Strap on your seatbelts because it is going to be another active and busy week in the foreign exchange market. If you’ve watching the price action of currencies over the past week month or anytime since January, you may know that the U.S. dollar has been on a tear. Last week the greenback rose to fresh 4-year highs against the Japanese Yen, a new 1-month high against the euro and an 11th month high against the Australian dollar. On a trade-weighted basis as measured by the Dollar Index, the greenback reached a 3-year high. The sustainability of the dollar rally against all of the major currencies will hinge on what happens this week.
Don’t expect this week’s U.S. economic reports to be game changers for the U.S. dollar but what could affect how the dollar trades in a very big way is Fed Chairman Ben Bernanke’s testimony on the economic outlook on Wednesday. The relentless rally in the U.S. dollar indicates that investors are pricing in a major change in Fed policy. Bernanke’s comments pose a major threat to the dollar and could either support or end the dollar rally. A number of Fed Presidents (mostly non voting members of the FOMC) have called on the Fed to scale back the amount of assets purchases as quickly as June. This is not the same as “tightening” monetary policy but in the eyes of investors, it’s a step closer to that direction. If Bernanke drops even the smallest hint that they could vary bond buying – either by talking about it directly or sounding more optimistic about the outlook for the U.S. economy, the dollar could hit new highs. However if he spends more time talking about the constraints in the U.S. economy and the fiscal drag, the dollar fall quickly and aggressively as speculators cut their long dollar positions after realizing that mapping a QE exit doesn’t mean that the Fed is ready to head that way.
When we last heard from the U.S. central bank, they said they were prepared to increase or decrease the size of its monthly bond-buying program in response to changing economic conditions. Since then, we have seen record breaking moves in the stock market, a jump in consumer confidence and both improvement and deterioration in U.S. data. Job growth surprised to upside along with consumer spending but the recovery in manufacturing is losing momentum. As one of the more dovish members of the FOMC, we expect Bernanke to be very careful with his choice of words. After seeing how the markets have responded to the prospect of less QE, we don’t expect Bernanke to openly say that the economy has improved enough to warrant changes in monetary policy. Managing an exit won’t be easy and if anything, he will suggest that even if the Fed were to decrease asset purchases, they could increase them again if the economy weakens. In other words, while we don’t expect Bernanke to kill the dollar’s rally intentionally, his caution could lead to profit taking.
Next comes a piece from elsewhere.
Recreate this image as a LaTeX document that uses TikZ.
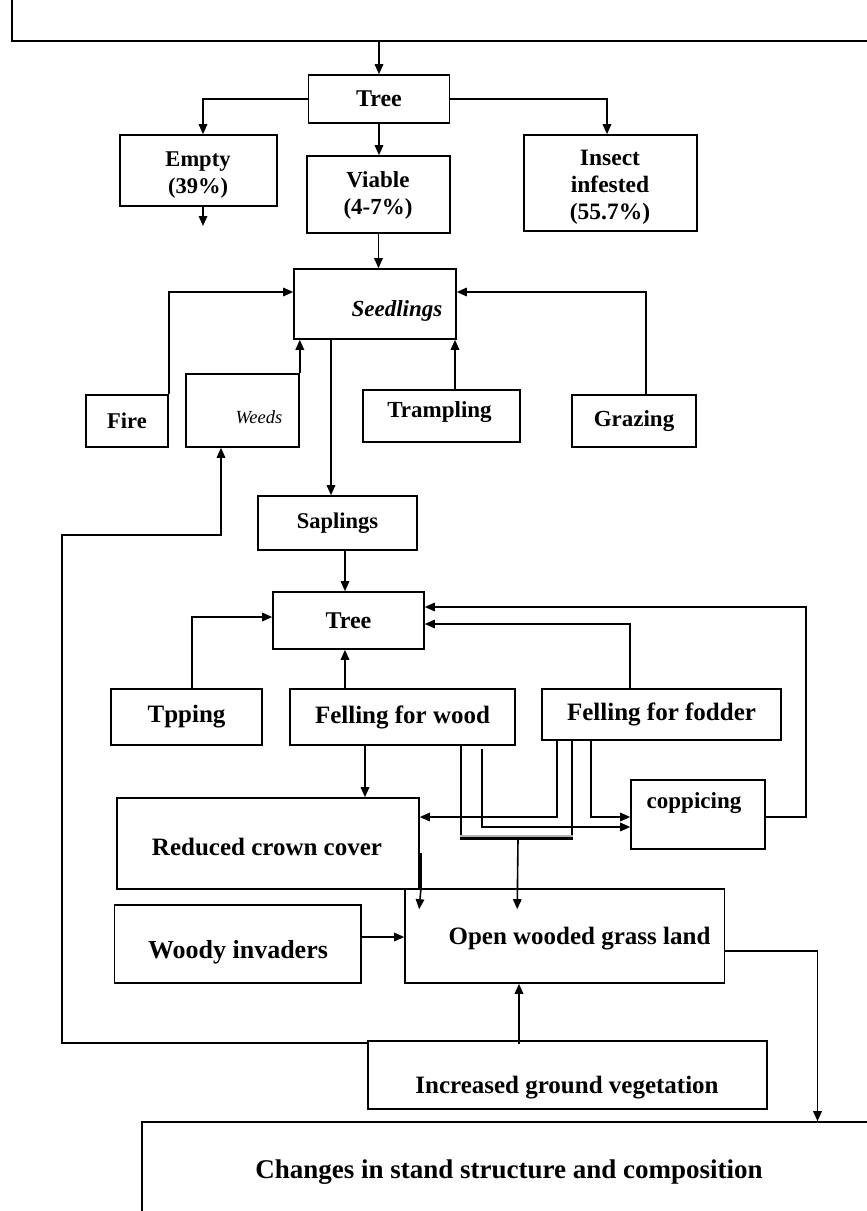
\documentclass[tikz,border=0pt]{standalone}
\usepackage{fontspec}
\setmainfont{Liberation Serif}
\usetikzlibrary{arrows.meta}
\begin{document}
\begin{tikzpicture}[x=1pt,y=-1pt,
  ln/.style={line width=1.6pt},
  box/.style 2 args={draw, line width=1.6pt, inner sep=0pt, minimum width=#1pt, minimum height=#2pt},
  t/.style={inner sep=0pt, align=center, font=\bfseries\fontsize{#1}{27}\selectfont},
  arr/.style={line width=1.6pt, -{Triangle[length=10pt,width=8.5pt]}}]
\useasboundingbox (0,0) rectangle (867,1211);
\clip (0,0) rectangle (867,1211);

% ---- top part
\coordinate (tl) at (12,-2);
\coordinate (tr) at (880,41);
\node[box={141}{48}, t=24] (tree1) at (379,99) {Tree};
\node[box={157}{71}] (empty) at (198.5,170.5) {};
\node[t=22.5] (emptyT) at (198,175) {Empty\\(39\%)};
\node[box={173}{96}] (insect) at (610.5,183) {};
\node[t=23.5] (insectT) at (610,187) {Insect\\infested\\(55.7\%)};
\node[box={143}{77}] (viable) at (378.5,194.5) {};
\node[t=23] (viableT) at (378,195) {Viable\\(4-7\%)};
\coordinate (emptyout) at (203,226);

% ---- seedlings part
\node[box={162}{70}] (seed) at (375,304) {};
\node[t=23] (seedT) at (397,311) {\itshape Seedlings};
\node[box={82}{52}, t=22.5] (fire) at (127,421) {Fire};
\node[box={113}{73}] (weeds) at (242.5,410.5) {};
\node[inner sep=0pt, font=\itshape\fontsize{18.5}{20}\selectfont] (weedsT) at (259,417) {Weeds};
\node[box={157}{52}] (tramp) at (441.5,416) {};
\node[t=23] (trampT) at (439.5,412) {Trampling};
\node[box={124}{52}, t=23] (graz) at (634,421) {Grazing};
\node[box={159}{54}, t=22.5] (sap) at (337.5,523) {Saplings};
\coordinate (lp) at (62,535);

% ---- tree part
\node[box={151}{57}, t=24] (tree2) at (348.5,620.5) {Tree};
\node[box={151}{56}, t=25] (tpp) at (186.5,717) {Tpping};
\node[box={225}{56}, t=25] (ffw) at (402.5,717) {Felling for wood};
\node[box={239}{51}, t=25] (fff) at (661.5,714.5) {Felling for fodder};
\node[box={134}{69}] (copp) at (698,814.5) {};
\node[t=23] (coppT) at (694,803) {coppicing};
\node[box={302}{91}] (rcc) at (268,843.5) {};
\node[t=25] (rccT) at (267,847) {Reduced crown cover};

% ---- bottom part
\node[box={319.5}{94}] (open) at (564.75,936) {};
\node[t=25] (openT) at (579.5,939) {Open wooded grass land};
\node[box={246.5}{78}] (woody) at (237.75,944) {};
\node[t=26] (woodyT) at (238,952) {Woody invaders};
\node[box={399}{68}] (incr) at (567.5,1075) {};
\node[t=25] (incrT) at (567,1088) {Increased ground vegetation};
\node[box={760}{140}] (chg) at (522,1192) {};
\node[t=27] (chgT) at (509,1172) {Changes in stand structure and composition};

\coordinate (barL) at (460,836);
\coordinate (barR) at (573,836);
\coordinate (barM) at (518,839);

% ---- connectors
\draw[ln] (tl) |- (tr);
\draw[arr] (tree1.north |- tr) -- (tree1.north);
\draw[arr] (tree1.west) -| ([xshift=4.5pt]empty.north);
\draw[arr] ([xshift=4.5pt]empty.south) -- (emptyout);
\draw[arr] (tree1.east) -| ([xshift=-3.5pt]insect.north);
\draw[arr] (tree1.south) -- (tree1.south |- viable.north);
\draw[arr] (viable.south) -- (viable.south |- seed.north);

\draw[arr] (fire.north east) |- ([yshift=12pt]seed.west);
\draw[arr] (weeds.north east) -- (weeds.north east |- seed.south);
\draw[arr] ([xshift=13.5pt]tramp.north) -- ([xshift=80pt]seed.south);
\draw[arr] ([xshift=12pt]graz.north) |- ([yshift=12pt]seed.east);
\draw[arr] ([xshift=-44pt]seed.south) -- ([xshift=-6.5pt]sap.north);
\draw[arr] ([yshift=-3pt]incr.north west) -| (lp) -| ([xshift=-21.5pt]weeds.south);

\draw[arr] ([xshift=7.5pt]sap.south) -- ([xshift=-3.5pt]tree2.north);
\draw[arr] ([xshift=5.5pt]tpp.north) |- ([yshift=3.5pt]tree2.west);
\draw[arr] ([xshift=-57.5pt]ffw.north) -- ([xshift=-3.5pt]tree2.south);
\draw[arr] ([xshift=-31.5pt]fff.north) |- ([yshift=-3.5pt]tree2.east);
\draw[arr] ([yshift=-2.5pt]copp.east) -- ++(40,0) |- ([yshift=13.5pt]tree2.east);
\draw[arr] ([xshift=-37.5pt]ffw.south) -- ([xshift=97pt]rcc.north);

\draw[ln] ([xshift=58.5pt]ffw.south) -- ++(0,91);
\draw[arr] ([xshift=79.5pt]ffw.south) ++(0,3) |- ([yshift=-12.5pt]copp.west);
\draw[arr] ([xshift=-104.5pt]fff.south) |- ([yshift=26.5pt]rcc.east);
\draw[ln] ([xshift=-89.5pt]fff.south) -- ++(0,96);
\draw[arr] ([xshift=-70.5pt]fff.south) |- ([yshift=-2.5pt]copp.west);
\draw[gray!60, line width=1.6pt] (barL) -- (barR);
\draw[line width=2.8pt] ([yshift=-2.6pt]barL) -- ([yshift=-2.6pt]barR);
\draw[arr] (barM) -- ([xshift=113pt,yshift=-21pt]open.north west);
\draw[line width=2.8pt] ([xshift=1pt,yshift=-9.5pt]rcc.east) -- ([xshift=1pt]rcc.south east);
\draw[arr] ([xshift=1pt]rcc.south east) -- ([xshift=15pt,yshift=-21pt]open.north west);

\draw[arr] ([yshift=7pt]woody.east) -- ([yshift=-1pt]open.west);
\draw[arr] ([xshift=-48.5pt,yshift=-4pt]incr.north) -- ([xshift=-45.75pt]open.south);
\draw[arr] ([yshift=-15pt]open.east) -| ([xshift=295.5pt]chg.north);
\end{tikzpicture}
\end{document}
The FOMC minutes also poses more downside than upside risk for the greenback because the meeting took place before the latest non-farm payrolls report. The number the Fed most likely had on hand was 88k. If you recall, payrolls for March were revised up from 88K to 138K and then increased to 165K in April but we did not learn this information until 2 days after the FOMC announcement. Therefore the tone at the last meeting could more cautious with the doves screaming a little louder, which would not be good for the U.S. dollar.
There’s a number of Eurozone, U.K. and Australian event risks this week as well that could play a role in how the EUR/USD, AUD/USD and GBP/USD trades but we’ll spend more time on those as the week progresses. In the meantime, the primary threat to the dollar this week will be Bernanke’s testimony before the Joint Economic Committee and the FOMC minutes.
If Bernanke continues to sound cautious like some other FOMC voters who spoke last week, profit taking could drive the dollar lower making 1.28 in EUR/USD short term support and 103 in USD/JPY a near term top. But if we are completely wrong and Bernanke is on board with the idea of reducing asset purchases, expect USD/JPY to hit 104.50 and possibly even 105 and the EUR/USD to drop to 1.2700.
In the long run, we still expect more gains in the greenback relative to other currencies but we acknowledge that Bernanke poses a realistic threat to the rally this week.